Strobel, Heinrich, eminent German musicologist, music critic, and administrator; b. Regensburg, May 31, 1898; d. Baden-Baden, Aug. 18, 1970. He studied musicology with Sandberger and Kroyer and theory with H.K. Schmidt at the Univ. of Munich (Ph.D., 1922, with the diss. Johann Wilhelm Hässlers Leben und Werke). He was music critic of the Thüringer Allgemeine Zeitung in Erfurt (from 1921) and of the Börsenkurier (1927-33) and Tageblatt (1934-38) in Berlin; also was the ed. of Melos (1933-34) and of the Neue Musikblatt (1934-39).
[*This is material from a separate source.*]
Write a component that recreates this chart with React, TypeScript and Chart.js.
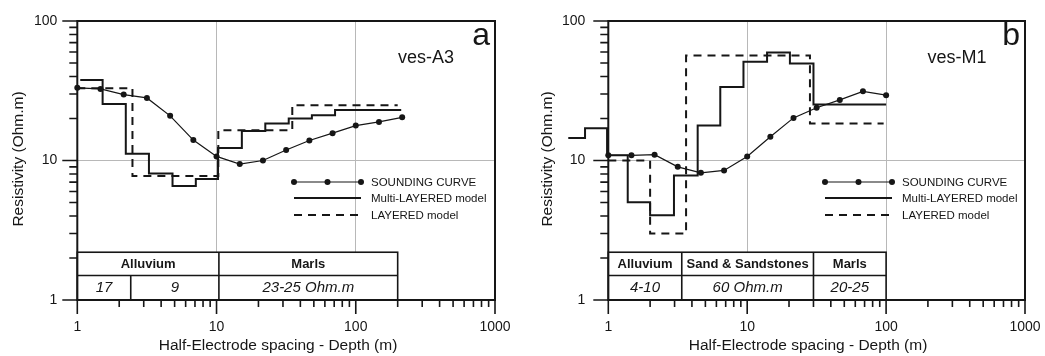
import React, { useEffect, useRef } from 'react';
import { Chart, registerables } from 'chart.js';

Chart.register(...registerables);

const FONT = '"Liberation Sans", Arial, Helvetica, sans-serif';
const INK = '#161616';
const GRID = '#b8b8b8';

// ---------- Panel a : ves-A3 ----------
const aSoundingX = [1, 1.468, 2.154, 3.162, 4.642, 6.813, 10, 14.68, 21.54, 31.62, 46.42, 68.13, 100, 146.8, 215.4];
const aSoundingY = [33.2, 32.6, 29.7, 28.1, 20.9, 14.0, 10.7, 9.43, 10.0, 11.9, 13.9, 15.7, 17.8, 18.9, 20.4];
const aMultiX = [1.05, 1.52, 2.23, 3.27, 4.83, 7.1, 10.25, 15.2, 22.4, 33, 48.4, 71, 212];
const aMultiY = [37.7, 25.4, 11.2, 8.08, 6.56, 7.36, 12.3, 16.3, 18.4, 20.0, 21.1, 23.0, 23.0];
const aLayeredX = [1, 2.49, 10.3, 35, 200];
const aLayeredY = [33, 7.73, 16.5, 24.9, 24.9];
const aHeadEdges = [1, 10.4, 200];
const aHeadLabels = ['Alluvium', 'Marls'];
const aValEdges = [1, 2.42, 10.4, 200];
const aValLabels = ['17', '9', '23-25 Ohm.m'];

// ---------- Panel b : ves-M1 ----------
const bSoundingX = [1, 1.468, 2.154, 3.162, 4.642, 6.813, 10, 14.68, 21.54, 31.62, 46.42, 68.13, 100];
const bSoundingY = [10.9, 10.9, 11.0, 9.01, 8.16, 8.49, 10.7, 14.8, 20.2, 23.9, 27.2, 31.3, 29.4];
const bMultiX = [0.515, 0.68, 0.98, 1.38, 2.0, 2.97, 4.4, 6.4, 9.4, 13.9, 20.3, 30, 100];
const bMultiY = [14.5, 17.0, 10.9, 5.01, 4.05, 7.8, 17.8, 33.7, 51, 59.5, 49.6, 25.2, 25.2];
const bLayeredX = [1, 2.0, 3.63, 28.3, 96];
const bLayeredY = [10, 3.0, 56.5, 18.4, 18.4];
const bHeadEdges = [1, 3.38, 30, 100];
const bHeadLabels = ['Alluvium', 'Sand & Sandstones', 'Marls'];
const bValEdges = [1, 3.38, 30, 100];
const bValLabels = ['4-10', '60 Ohm.m', '20-25'];

// table rows (resistivity values of the row boundaries: bottom, middle, top)
const tableRows = [1, 1.5, 2.2];

// axis ranges
const xRange = [1, 1000];
const yRange = [1, 100];

const legendLabels = ['SOUNDING CURVE', 'Multi-LAYERED model', 'LAYERED model'];

type Spec = {
  sx: number[]; sy: number[]; mx: number[]; my: number[]; lx: number[]; ly: number[];
  headEdges: number[]; headLabels: string[]; valEdges: number[]; valLabels: string[];
  letter: string; name: string;
  yAxisWidth: number; padRight: number; yLabelPad: number;
  legendX: number; xTitleX: number; yTitleX: number; nameX: number;
};

const panelA: Spec = {
  sx: aSoundingX, sy: aSoundingY, mx: aMultiX, my: aMultiY, lx: aLayeredX, ly: aLayeredY,
  headEdges: aHeadEdges, headLabels: aHeadLabels, valEdges: aValEdges, valLabels: aValLabels,
  letter: 'a', name: 'ves-A3',
  yAxisWidth: 77.3, padRight: 27, yLabelPad: 20,
  legendX: 294, xTitleX: 278, yTitleX: 19, nameX: 426,
};

const panelB: Spec = {
  sx: bSoundingX, sy: bSoundingY, mx: bMultiX, my: bMultiY, lx: bLayeredX, ly: bLayeredY,
  headEdges: bHeadEdges, headLabels: bHeadLabels, valEdges: bValEdges, valLabels: bValLabels,
  letter: 'b', name: 'ves-M1',
  yAxisWidth: 86.3, padRight: 20, yLabelPad: 23,
  legendX: 303, xTitleX: 286, yTitleX: 26, nameX: 435,
};

const isDecade = (v: number) => {
  const l = Math.log10(v);
  return Math.abs(l - Math.round(l)) < 1e-6;
};
const isIntSignificand = (v: number) => {
  const s = v / Math.pow(10, Math.floor(Math.log10(v) + 1e-9));
  return Math.abs(s - Math.round(s)) < 1e-6;
};

function buildConfig(p: Spec): any {
  const pts = (xs: number[], ys: number[]) => xs.map((x, i) => ({ x, y: ys[i] }));

  const deco = {
    id: 'deco',
    beforeDatasetsDraw(chart: any) {
      const { ctx, scales } = chart;
      const x = scales.x, y = scales.y;
      const yb = y.getPixelForValue(tableRows[0]);
      const ym = y.getPixelForValue(tableRows[1]);
      const yt = y.getPixelForValue(tableRows[2]);
      const x0 = x.getPixelForValue(p.headEdges[0]);
      const x1 = x.getPixelForValue(p.headEdges[p.headEdges.length - 1]);
      ctx.save();
      ctx.fillStyle = '#fff';
      ctx.fillRect(x0, yt, x1 - x0, yb - yt);
      ctx.strokeStyle = INK;
      ctx.lineWidth = 1.6;
      ctx.strokeRect(x0, yt, x1 - x0, yb - yt);
      ctx.beginPath();
      ctx.moveTo(x0, ym); ctx.lineTo(x1, ym);
      p.headEdges.slice(1, -1).forEach((e) => {
        const px = x.getPixelForValue(e);
        ctx.moveTo(px, yt); ctx.lineTo(px, ym);
      });
      p.valEdges.slice(1, -1).forEach((e) => {
        const px = x.getPixelForValue(e);
        ctx.moveTo(px, ym); ctx.lineTo(px, yb);
      });
      ctx.stroke();
      ctx.fillStyle = INK;
      ctx.textAlign = 'center';
      ctx.textBaseline = 'middle';
      ctx.font = `bold 13px ${FONT}`;
      p.headLabels.forEach((t, i) => {
        const a = x.getPixelForValue(p.headEdges[i]);
        const b = x.getPixelForValue(p.headEdges[i + 1]);
        ctx.fillText(t, (a + b) / 2, (yt + ym) / 2 + 0.5);
      });
      ctx.font = `italic 15px ${FONT}`;
      p.valLabels.forEach((t, i) => {
        const a = x.getPixelForValue(p.valEdges[i]);
        const b = x.getPixelForValue(p.valEdges[i + 1]);
        ctx.fillText(t, (a + b) / 2, (ym + yb) / 2 + 0.5);
      });
      ctx.restore();
    },
    afterDatasetsDraw(chart: any) {
      const { ctx, chartArea: area, scales } = chart;
      const x = scales.x, y = scales.y;
      ctx.save();
      // frame
      ctx.strokeStyle = INK;
      ctx.lineWidth = 2;
      ctx.strokeRect(area.left, area.top, area.right - area.left, area.bottom - area.top);
      // tick marks
      ctx.lineWidth = 1.6;
      ctx.beginPath();
      x.ticks.forEach((t: any) => {
        if (!isIntSignificand(t.value)) return;
        const px = x.getPixelForValue(t.value);
        const len = isDecade(t.value) ? 14 : 7;
        ctx.moveTo(px, area.bottom); ctx.lineTo(px, area.bottom + len);
      });
      y.ticks.forEach((t: any) => {
        if (!isIntSignificand(t.value)) return;
        const py = y.getPixelForValue(t.value);
        const len = isDecade(t.value) ? 15 : 8;
        ctx.moveTo(area.left, py); ctx.lineTo(area.left - len, py);
      });
      ctx.stroke();

      // legend
      const lx0 = p.legendX, lx1 = p.legendX + 67;
      const rows = [182, 198, 215];
      ctx.lineWidth = 1.2;
      ctx.beginPath(); ctx.moveTo(lx0, rows[0]); ctx.lineTo(lx1, rows[0]); ctx.stroke();
      ctx.fillStyle = INK;
      [lx0, (lx0 + lx1) / 2, lx1].forEach((cx) => {
        ctx.beginPath(); ctx.arc(cx, rows[0], 3, 0, Math.PI * 2); ctx.fill();
      });
      ctx.lineWidth = 2;
      ctx.beginPath(); ctx.moveTo(lx0, rows[1]); ctx.lineTo(lx1, rows[1]); ctx.stroke();
      ctx.setLineDash([8, 6]);
      ctx.beginPath(); ctx.moveTo(lx0, rows[2]); ctx.lineTo(lx1, rows[2]); ctx.stroke();
      ctx.setLineDash([]);
      ctx.font = `11.5px ${FONT}`;
      ctx.textAlign = 'left';
      ctx.textBaseline = 'middle';
      legendLabels.forEach((t, i) => ctx.fillText(t, lx0 + 77, rows[i] + 0.5));

      // panel letter and sounding name
      ctx.textBaseline = 'alphabetic';
      ctx.textAlign = 'right';
      ctx.font = `32px ${FONT}`;
      ctx.fillText(p.letter, area.right - 5, 45);
      ctx.textAlign = 'center';
      ctx.font = `18px ${FONT}`;
      ctx.fillText(p.name, p.nameX, 63);

      // axis titles
      ctx.font = `15.5px ${FONT}`;
      ctx.fillText('Half-Electrode spacing - Depth (m)', p.xTitleX, 350);
      ctx.translate(p.yTitleX, 159);
      ctx.rotate(-Math.PI / 2);
      ctx.textBaseline = 'middle';
      ctx.fillText('Resistivity (Ohm.m)', 0, 0);
      ctx.restore();
    },
  };

  const gridColor = (c: any) => {
    const v = c.tick && c.tick.value;
    if (v == null) return 'rgba(0,0,0,0)';
    if (!isDecade(v)) return 'rgba(0,0,0,0)';
    if (Math.abs(v - c.scale.min) < 1e-9 || Math.abs(v - c.scale.max) < 1e-9) return 'rgba(0,0,0,0)';
    return GRID;
  };
  const tickLabel = (v: any) => (isDecade(Number(v)) ? String(Math.round(Number(v))) : '');

  return {
    type: 'line',
    data: {
      datasets: [
        {
          label: 'SOUNDING CURVE',
          data: pts(p.sx, p.sy),
          borderColor: INK,
          backgroundColor: INK,
          borderWidth: 1.2,
          pointRadius: 3,
          pointBackgroundColor: INK,
          pointBorderWidth: 0,
          tension: 0,
        },
        {
          label: 'Multi-LAYERED model',
          data: pts(p.mx, p.my),
          borderColor: INK,
          borderWidth: 2,
          pointRadius: 0,
          stepped: true,
          clip: false,
        },
        {
          label: 'LAYERED model',
          data: pts(p.lx, p.ly),
          borderColor: INK,
          borderWidth: 2,
          borderDash: [8, 6],
          pointRadius: 0,
          stepped: true,
          clip: false,
        },
      ],
    },
    options: {
      animation: false,
      responsive: false,
      maintainAspectRatio: false,
      layout: { padding: { left: 0, right: p.padRight, top: 21, bottom: 0 } },
      plugins: { legend: { display: false }, tooltip: { enabled: false }, title: { display: false } },
      scales: {
        x: {
          type: 'logarithmic',
          position: 'bottom',
          afterDataLimits: (s: any) => { s.min = xRange[0]; s.max = xRange[1]; },
          afterFit: (s: any) => {
            s.height = 56;
            s.paddingLeft = 0; s.paddingRight = 0; s.paddingTop = 0; s.paddingBottom = 0;
          },
          grid: { color: gridColor, lineWidth: 1, drawTicks: false },
          border: { display: false },
          ticks: {
            autoSkip: false, maxRotation: 0, minRotation: 0, padding: 19,
            color: INK, font: { family: FONT, size: 14 }, callback: tickLabel,
          },
        },
        y: {
          type: 'logarithmic',
          position: 'left',
          min: yRange[0],
          max: yRange[1],
          afterFit: (s: any) => {
            s.width = p.yAxisWidth;
            s.paddingLeft = 0; s.paddingRight = 0; s.paddingTop = 0; s.paddingBottom = 0;
          },
          grid: { color: gridColor, lineWidth: 1, drawTicks: false },
          border: { display: false },
          ticks: {
            autoSkip: false, padding: p.yLabelPad,
            color: INK, font: { family: FONT, size: 14 }, callback: tickLabel,
          },
        },
      },
    },
    plugins: [deco],
  };
}

function Panel({ spec, left, width }: { spec: Spec; left: number; width: number }) {
  const ref = useRef<HTMLCanvasElement>(null);
  useEffect(() => {
    if (!ref.current) return;
    const chart = new Chart(ref.current, buildConfig(spec));
    return () => chart.destroy();
  }, [spec]);
  return (
    <canvas
      ref={ref}
      width={width}
      height={356}
      style={{ position: 'absolute', left, top: 0, width, height: 356, display: 'block' }}
    />
  );
}

export default function App() {
  return (
    <div style={{ position: 'fixed', left: 0, top: 0, width: 1045, height: 356, background: '#fff', overflow: 'hidden' }}>
      <Panel spec={panelA} left={0} width={522} />
      <Panel spec={panelB} left={522} width={523} />
    </div>
  );
}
In 1939 he went to Paris; in 1946 he returned to Germany and again became ed. of Melos; that same year, he also was made director of music at the South West Radio in Baden-Baden; in 1956 he became chairman of the ISCM He devoted himself energetically to the cause of modern music; wrote numerous articles on the subject; promoted programs of avant-garde composers on the radio and at various festivals in Germany.

Writings

Paul Hindemith (Mainz, 1928; third ed., enl., 1948); Claude Debussy (Zürich, 1940; 5th Ger. ed., 1961; French ed., Paris, 1942); Igor Stravinsky (Zürich, 1956; Eng. tr., 1956, as Stravinsky: Classic Humanist).